Shared from the 1/25/2018 Colo Spgs Gazette eEdition


Squatters have rights to occupy your home

Truth is stranger than fiction. The need for a Colorado squatters law, to protect deployed service personnel and other homeowners from invaders, provides an example.

The value of property rights cannot be overstated. Property rights are largely what distinguish crime-ridden, underdeveloped countries from robust economic powerhouses like the United States, Germany, the United Kingdom, China, Japan, and more.

When governments protect property, people are more confident to innovate, work and invest. They are more willing to leave their homes for deployment when a war or natural disaster demands their service.

When law allows criminals treat the possessions of others as communal property, productive people have little incentive to start businesses, mine for treasures, buy homes and cars, or selflessly serve others.

Every aspect of maintaining a civilized, prosperous culture rests upon reasonable assurances a government will defend private property from wrongful reallocation.

Typical threats to property in the United States are cleverly disguised as righteous crusades to enhance aesthetics or hedge against environmental hazards.

Individuals organize and co-opt politicians to negate mineral rights, without due process or compensation, by forbidding wells that extract lawfully owned resources. Locally, we see group crusades against reasonable plans to build everything from affordable housing to truck stops on private property.

Shockingly, another threat to property rights appears so brazen, so unsophisticated, most people cannot believe it occurs in Colorado communities with laws and cops to enforce them.

Squatters increasingly take over private homes throughout Colorado Springs and other communities.

A KOAA News 5 report documented how homeless people search for empty residences. They break in, change locks, and claim legal occupancy. Police can’t do much to help those who arrive home to find invaders scattered throughout a residence. Rightful owners must prove squatters don’t belong.

Tenancy disputes are civil, not criminal. This limits what cops can do, and successful squatters know how to work the system.

Typically, home invaders tell police they were invited by a previous tenant or the home’s owner. That means they have rights to remain on premise, unless their stories are disproved in court. Cops who toss people out subject their agencies to substantial liability for violating rights of self-professed “tenants.”

Victims of squatters may spend weeks or months, and tens of thousands of dollars, regaining control of their properties.

The problem poses particular burden for deployed military who leave homes empty for months at a time.

Senate Bill 18-015, named the “Protecting Homeowners And Deployed Military Personnel Act,” tips the scale in favor of owners. Sponsors are Colorado Springs Senate Republicans Owen Hill and Bob Gardner, and Springs House Republicans Larry Liston and Dave Williams. Democrats will be wise to sign on.

The bill directs any peace offer to remove a person from a residential property, if the owner or an authorized agent “swears a declaration making specified statements concerning ownership of the premises and the lack of authority for the person or persons who are on the premises to be there.”

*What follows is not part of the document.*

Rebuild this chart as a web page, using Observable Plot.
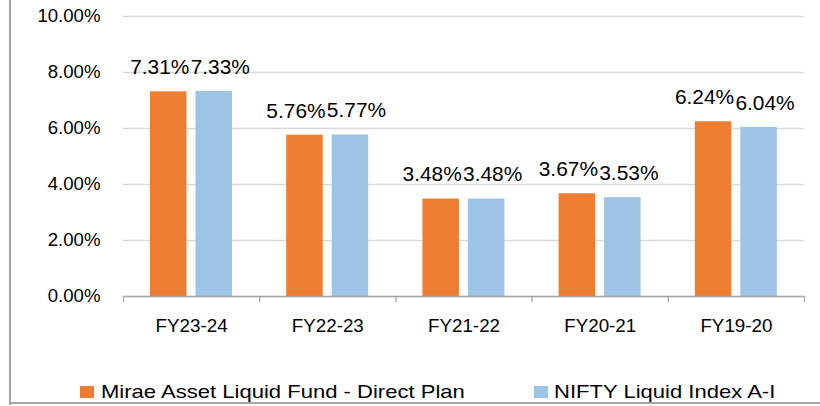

The law would require a property owner or agent to indemnify the peace offer and law enforcement agency for liabilities associated with removal. It would make the owner or agent liable for damages, attorney fees and costs of any false statements that lead to removal of one or more squatters.

It seems insane we have this problem in a country built on property rights and enforcement of laws. A lease or title should outweigh claims of “invitation,” when an owner says a guest is not welcome and was never invited.

Remarkably, the problem is real. Hill, Gardner, Liston and Williams are right to try solving it.

SB 18-015 deserves bipartisan support and swift passage into law.